Kwan-li-so: North Korea’s Gulag

While the nation celebrated 100 years since the birth of Eternal President Kim Il-sung the 15th of April this year, the pomp and circumstance masked yet another tragedy within the Democratic People’s Republic of Korea. The Committee for Human Rights in North Korea estimates that 23,000 North Koreans live in South Korea, including many former political prisoners – survivors of the world’s most repressive police state.

There are different types of forced labor camp in the DPRK: kwan-li-so, for political prisoners and imprisonment in which is permanent; kyo-hwa-so, penitentiaries for regular criminals; and, finally, detention centers for those who have attempted to flee into China.

Tales of forced abortions under the guise of ‘racial purity’ as well as frequent starvation are common. On top of meager rations, prisoners are often worked 12 hours a day in intense labor, one of the most popular forms of which is mining. Because food is so scarce, prisoners often fend for themselves by eating local flora and fauna like rabbits and snakes, as well as eating grass or even manure.

Estimates vary, but it is believed that more than 200,000 political prisoners are being held in camps in North Korea’s north-eastern provinces. Because of an edict by Kim Il-sung in 1972, three generations of family members can be incarcerated for the crimes of one person. This program was carried out under the guise of crushing the ‘seed of class enemies.’

The seed of factionalists or enemies of class, whoever they are, must be eliminated through three generations.

Kim Il-sung

If you fail to maintain the cleanliness of the required portraits of Kim Il-sung and Kim Jong-il, present on the walls of every North Korean home, business, or factory, you could be sent to the kwan-li-so. If you lived in Eastern Europe during the fall of communism in the 1980s, you could be sent to the kwan-li-so. Religious belief, contact with the outside, or the possession of South Korean products are all reasons to be sent to the kwan-li-so. In true Orwellian fashion, not only can one’s actions be criminal, but also one’s thoughts, speech, or appearance.

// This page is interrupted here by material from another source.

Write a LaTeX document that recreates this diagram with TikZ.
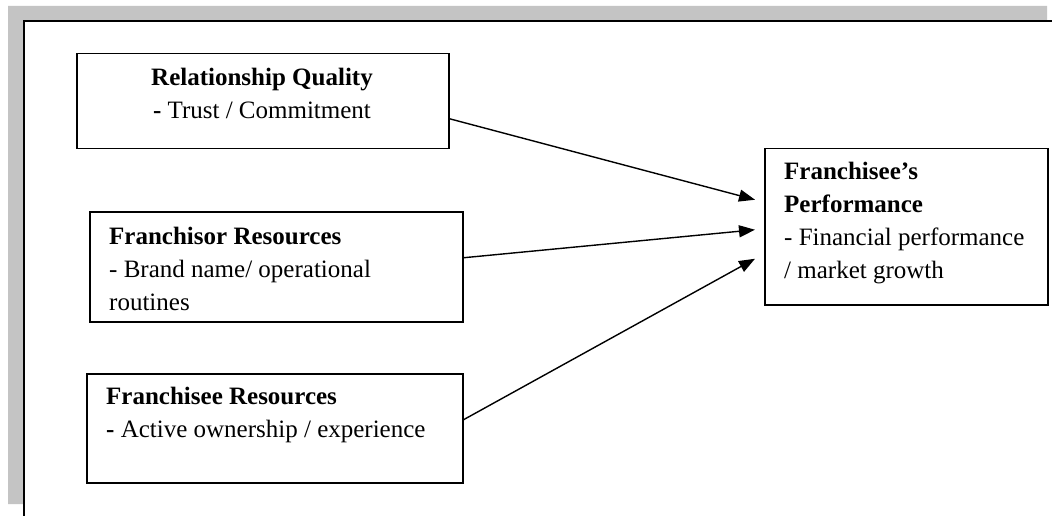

The mandatory pendants of Eternal President Kim Il-sung worn on the breast of every North Korean is an outward sign of this control: failure to wear it is also a crime.

Comparing the kwan-li-so with the Soviet gulag is not the best analogue because the North Korean government has perfected methods of torture and cruelty that make the kwan-li-so its own unique perversion of justice.

Akin to other totalitarian systems before it, the victims of North Korea’s repression are never told of their crimes, they are never given a trial, nor is anyone ever made aware of what happened to them. When the issue of the kwan-li-so’s existence is brought up in diplomatic meetings with foreign powers, the DPRK refuses to discuss or even acknowledge the camp’s existence.

Similar to the feudal Chosun dynasty, the population is divided into hereditary classes of loyal, wavering, and hostile – the last being the majority of the kwan-li-so‘s prisoners.

The issue remains largely unaddressed by the United Nations and North Korea’s closest ally, China, not only does not condemn the existence of these camps but also repatriates refugees who come into China from North Korea, insuring their incarceration in one of the gulags.